■ Data excerpt
┄┄┄┄┄┄┄┄┄┄
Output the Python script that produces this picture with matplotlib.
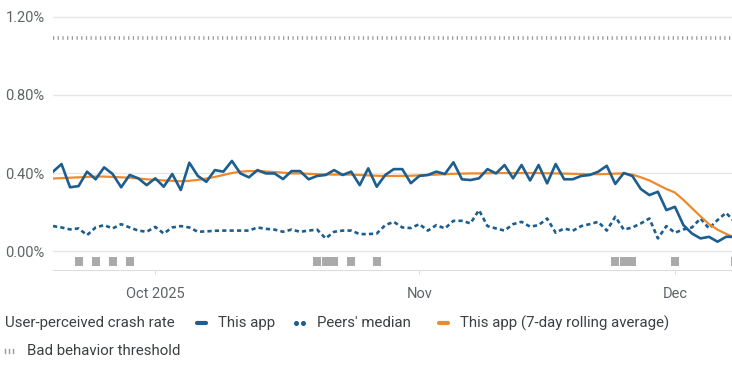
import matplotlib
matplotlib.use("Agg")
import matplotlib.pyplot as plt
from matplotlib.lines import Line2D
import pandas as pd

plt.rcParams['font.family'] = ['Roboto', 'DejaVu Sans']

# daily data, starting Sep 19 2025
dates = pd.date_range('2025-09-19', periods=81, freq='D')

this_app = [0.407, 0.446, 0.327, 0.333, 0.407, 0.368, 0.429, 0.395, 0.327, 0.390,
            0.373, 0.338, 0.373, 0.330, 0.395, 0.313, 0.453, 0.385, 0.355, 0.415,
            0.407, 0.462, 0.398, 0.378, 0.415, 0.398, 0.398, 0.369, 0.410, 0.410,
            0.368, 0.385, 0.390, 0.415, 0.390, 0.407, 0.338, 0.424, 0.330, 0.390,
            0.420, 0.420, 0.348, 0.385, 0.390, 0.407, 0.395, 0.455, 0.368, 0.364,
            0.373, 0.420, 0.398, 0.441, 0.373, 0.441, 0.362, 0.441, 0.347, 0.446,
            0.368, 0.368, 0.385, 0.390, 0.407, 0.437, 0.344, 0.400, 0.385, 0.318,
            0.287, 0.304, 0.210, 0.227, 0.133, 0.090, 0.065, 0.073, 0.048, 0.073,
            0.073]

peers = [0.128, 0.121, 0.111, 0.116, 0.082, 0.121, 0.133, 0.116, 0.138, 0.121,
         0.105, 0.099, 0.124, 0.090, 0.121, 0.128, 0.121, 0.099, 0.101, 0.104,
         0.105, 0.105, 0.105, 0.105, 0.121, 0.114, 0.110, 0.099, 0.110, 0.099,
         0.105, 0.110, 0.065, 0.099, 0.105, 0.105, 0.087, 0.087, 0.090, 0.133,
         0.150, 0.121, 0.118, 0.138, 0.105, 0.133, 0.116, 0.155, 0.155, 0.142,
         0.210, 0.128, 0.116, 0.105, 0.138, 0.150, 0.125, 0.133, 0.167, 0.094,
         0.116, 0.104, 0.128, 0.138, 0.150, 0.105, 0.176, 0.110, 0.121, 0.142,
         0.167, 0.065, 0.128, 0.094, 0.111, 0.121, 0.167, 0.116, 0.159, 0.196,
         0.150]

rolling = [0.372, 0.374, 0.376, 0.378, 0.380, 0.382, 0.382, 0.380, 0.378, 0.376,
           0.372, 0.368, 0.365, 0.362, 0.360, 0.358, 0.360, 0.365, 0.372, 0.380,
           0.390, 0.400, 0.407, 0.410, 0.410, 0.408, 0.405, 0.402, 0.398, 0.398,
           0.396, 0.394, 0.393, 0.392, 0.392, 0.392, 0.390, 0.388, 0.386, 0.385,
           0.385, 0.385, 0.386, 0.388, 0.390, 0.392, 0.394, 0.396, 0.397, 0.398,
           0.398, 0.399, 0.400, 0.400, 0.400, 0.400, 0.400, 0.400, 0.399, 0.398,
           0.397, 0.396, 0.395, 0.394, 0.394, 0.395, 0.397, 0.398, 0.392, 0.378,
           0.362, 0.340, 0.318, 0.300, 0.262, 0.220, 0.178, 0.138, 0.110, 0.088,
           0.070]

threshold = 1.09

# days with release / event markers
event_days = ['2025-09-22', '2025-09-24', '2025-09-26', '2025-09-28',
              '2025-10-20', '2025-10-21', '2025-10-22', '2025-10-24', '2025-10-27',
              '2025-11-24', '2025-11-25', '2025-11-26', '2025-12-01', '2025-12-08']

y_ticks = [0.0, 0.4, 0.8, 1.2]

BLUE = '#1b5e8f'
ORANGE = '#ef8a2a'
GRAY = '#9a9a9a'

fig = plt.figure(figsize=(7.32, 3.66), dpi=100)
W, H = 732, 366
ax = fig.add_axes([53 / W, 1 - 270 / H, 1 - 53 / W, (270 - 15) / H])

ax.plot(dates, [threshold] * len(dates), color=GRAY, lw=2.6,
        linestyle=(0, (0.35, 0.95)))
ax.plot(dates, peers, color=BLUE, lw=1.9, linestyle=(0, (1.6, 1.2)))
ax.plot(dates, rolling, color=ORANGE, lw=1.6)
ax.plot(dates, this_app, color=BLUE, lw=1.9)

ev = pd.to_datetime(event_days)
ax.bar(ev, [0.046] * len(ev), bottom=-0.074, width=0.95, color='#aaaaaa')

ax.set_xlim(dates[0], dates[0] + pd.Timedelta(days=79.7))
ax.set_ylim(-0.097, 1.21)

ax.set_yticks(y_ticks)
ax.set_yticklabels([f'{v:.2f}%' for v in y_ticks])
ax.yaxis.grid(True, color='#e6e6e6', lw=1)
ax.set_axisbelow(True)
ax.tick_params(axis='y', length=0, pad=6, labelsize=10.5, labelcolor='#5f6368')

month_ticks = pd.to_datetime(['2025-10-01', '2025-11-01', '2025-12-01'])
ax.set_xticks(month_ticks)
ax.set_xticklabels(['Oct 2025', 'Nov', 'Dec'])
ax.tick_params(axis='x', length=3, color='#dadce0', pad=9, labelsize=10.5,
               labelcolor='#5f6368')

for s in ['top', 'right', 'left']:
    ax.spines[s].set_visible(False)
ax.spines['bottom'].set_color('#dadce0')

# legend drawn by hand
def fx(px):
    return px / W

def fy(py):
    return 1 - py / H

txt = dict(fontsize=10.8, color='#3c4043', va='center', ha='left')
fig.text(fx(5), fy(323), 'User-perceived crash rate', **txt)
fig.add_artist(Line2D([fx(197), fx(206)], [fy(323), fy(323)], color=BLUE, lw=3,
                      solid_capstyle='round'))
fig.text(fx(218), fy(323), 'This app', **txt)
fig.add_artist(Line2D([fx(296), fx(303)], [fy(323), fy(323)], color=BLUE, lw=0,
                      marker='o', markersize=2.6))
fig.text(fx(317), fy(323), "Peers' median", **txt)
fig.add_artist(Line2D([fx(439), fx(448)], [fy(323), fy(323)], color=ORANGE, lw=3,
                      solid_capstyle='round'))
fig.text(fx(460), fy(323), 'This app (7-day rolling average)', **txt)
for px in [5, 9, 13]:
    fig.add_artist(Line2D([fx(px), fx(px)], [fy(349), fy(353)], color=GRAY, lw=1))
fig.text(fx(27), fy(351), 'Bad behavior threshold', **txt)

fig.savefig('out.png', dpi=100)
┄┄┄┄┄┄┄┄┄┄
■ Directive
Write out again, exactly, the lines from the start of the listing up to the line containing "dates = pd.date_range('2025-09-19', periods=81, freq='D')", with both ends and without pictures.

■ Answer to the problem
Output the Python script that produces this picture with matplotlib.
import matplotlib
matplotlib.use("Agg")
import matplotlib.pyplot as plt
from matplotlib.lines import Line2D
import pandas as pd

plt.rcParams['font.family'] = ['Roboto', 'DejaVu Sans']

# daily data, starting Sep 19 2025
dates = pd.date_range('2025-09-19', periods=81, freq='D')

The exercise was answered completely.